Problem to solve: Write out, word for word, every line from the first one through the line that holds "import pandas as pd", and nothing else; skip the pictures.

Material provided:
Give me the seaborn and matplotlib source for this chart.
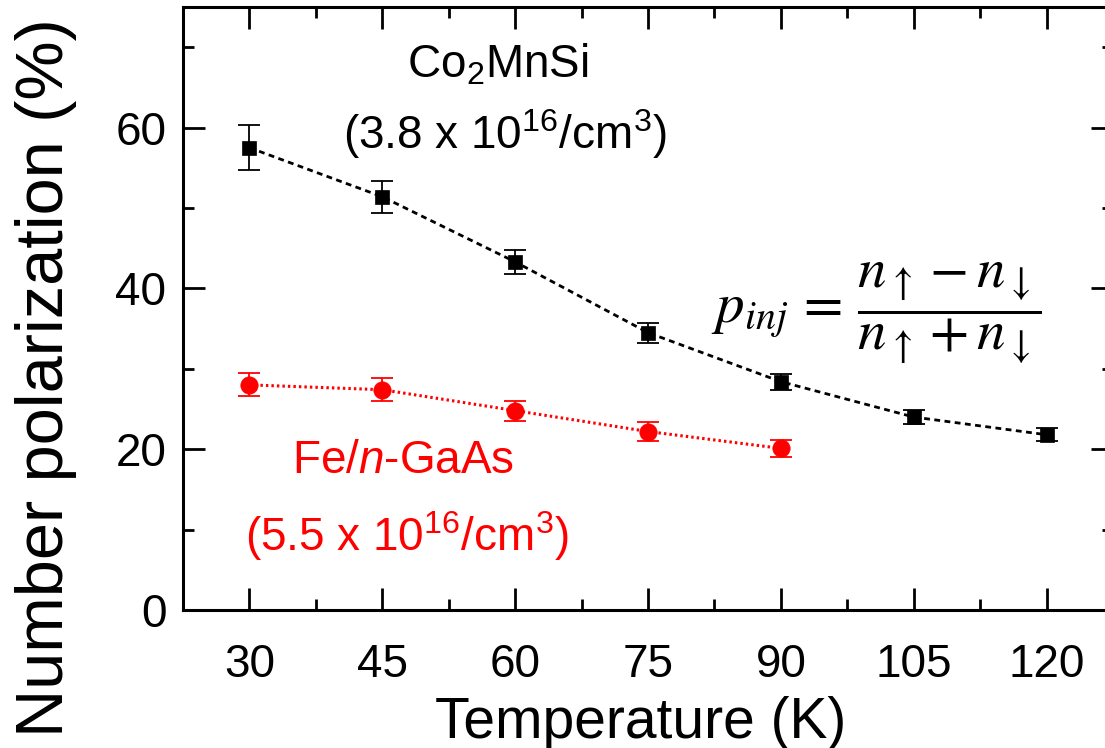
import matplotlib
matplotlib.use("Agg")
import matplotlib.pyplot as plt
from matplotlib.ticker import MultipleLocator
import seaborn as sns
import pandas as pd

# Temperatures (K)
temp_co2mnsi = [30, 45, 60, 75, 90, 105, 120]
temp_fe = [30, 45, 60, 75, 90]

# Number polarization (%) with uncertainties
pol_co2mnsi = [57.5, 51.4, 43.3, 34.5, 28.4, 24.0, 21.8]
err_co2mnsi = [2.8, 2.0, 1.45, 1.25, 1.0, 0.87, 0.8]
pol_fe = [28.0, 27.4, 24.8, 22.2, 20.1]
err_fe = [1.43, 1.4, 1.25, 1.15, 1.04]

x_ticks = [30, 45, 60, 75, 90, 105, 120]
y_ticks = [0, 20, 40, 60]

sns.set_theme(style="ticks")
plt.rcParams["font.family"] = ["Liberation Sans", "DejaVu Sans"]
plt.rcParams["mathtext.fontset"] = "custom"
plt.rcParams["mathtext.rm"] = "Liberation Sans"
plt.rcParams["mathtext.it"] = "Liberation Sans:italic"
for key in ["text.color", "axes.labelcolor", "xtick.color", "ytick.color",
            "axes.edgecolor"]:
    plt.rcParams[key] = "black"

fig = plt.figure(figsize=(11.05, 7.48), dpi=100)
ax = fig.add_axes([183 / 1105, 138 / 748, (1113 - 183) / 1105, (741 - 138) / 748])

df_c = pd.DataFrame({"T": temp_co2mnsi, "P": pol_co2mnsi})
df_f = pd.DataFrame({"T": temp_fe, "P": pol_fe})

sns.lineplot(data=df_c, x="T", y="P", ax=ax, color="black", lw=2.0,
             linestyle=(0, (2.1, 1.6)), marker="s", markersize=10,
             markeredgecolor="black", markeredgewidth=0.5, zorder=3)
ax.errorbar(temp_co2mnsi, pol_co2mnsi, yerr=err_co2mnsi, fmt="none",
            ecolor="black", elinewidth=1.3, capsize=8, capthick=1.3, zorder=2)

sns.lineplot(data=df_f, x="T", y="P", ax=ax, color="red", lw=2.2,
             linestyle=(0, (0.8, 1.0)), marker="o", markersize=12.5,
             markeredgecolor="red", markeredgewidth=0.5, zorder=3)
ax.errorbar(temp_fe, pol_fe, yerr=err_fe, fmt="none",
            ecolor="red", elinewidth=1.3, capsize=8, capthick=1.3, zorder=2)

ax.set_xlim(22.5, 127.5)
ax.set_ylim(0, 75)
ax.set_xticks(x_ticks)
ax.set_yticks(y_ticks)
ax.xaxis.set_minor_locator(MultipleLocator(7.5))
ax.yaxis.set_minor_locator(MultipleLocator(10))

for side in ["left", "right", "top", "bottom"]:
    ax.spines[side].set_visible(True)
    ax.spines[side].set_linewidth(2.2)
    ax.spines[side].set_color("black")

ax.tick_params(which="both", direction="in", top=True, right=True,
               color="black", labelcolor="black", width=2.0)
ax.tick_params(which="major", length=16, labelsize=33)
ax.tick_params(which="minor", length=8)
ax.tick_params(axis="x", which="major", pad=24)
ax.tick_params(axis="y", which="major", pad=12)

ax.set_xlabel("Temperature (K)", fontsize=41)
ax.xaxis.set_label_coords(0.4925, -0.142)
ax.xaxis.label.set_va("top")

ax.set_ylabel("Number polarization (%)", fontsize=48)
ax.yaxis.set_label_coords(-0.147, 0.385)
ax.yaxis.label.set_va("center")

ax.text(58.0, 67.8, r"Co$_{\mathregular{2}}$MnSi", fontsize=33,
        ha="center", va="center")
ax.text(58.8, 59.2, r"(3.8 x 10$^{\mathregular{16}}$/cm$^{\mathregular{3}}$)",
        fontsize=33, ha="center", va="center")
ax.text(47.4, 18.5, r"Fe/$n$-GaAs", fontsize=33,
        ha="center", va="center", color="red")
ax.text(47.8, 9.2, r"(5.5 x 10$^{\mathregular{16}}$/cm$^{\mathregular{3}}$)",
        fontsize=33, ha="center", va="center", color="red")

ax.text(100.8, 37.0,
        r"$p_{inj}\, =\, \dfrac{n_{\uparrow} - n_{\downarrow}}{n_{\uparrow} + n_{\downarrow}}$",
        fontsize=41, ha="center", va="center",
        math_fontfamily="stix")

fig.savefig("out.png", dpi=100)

Answer to the problem:
Give me the seaborn and matplotlib source for this chart.
import matplotlib
matplotlib.use("Agg")
import matplotlib.pyplot as plt
from matplotlib.ticker import MultipleLocator
import seaborn as sns
import pandas as pd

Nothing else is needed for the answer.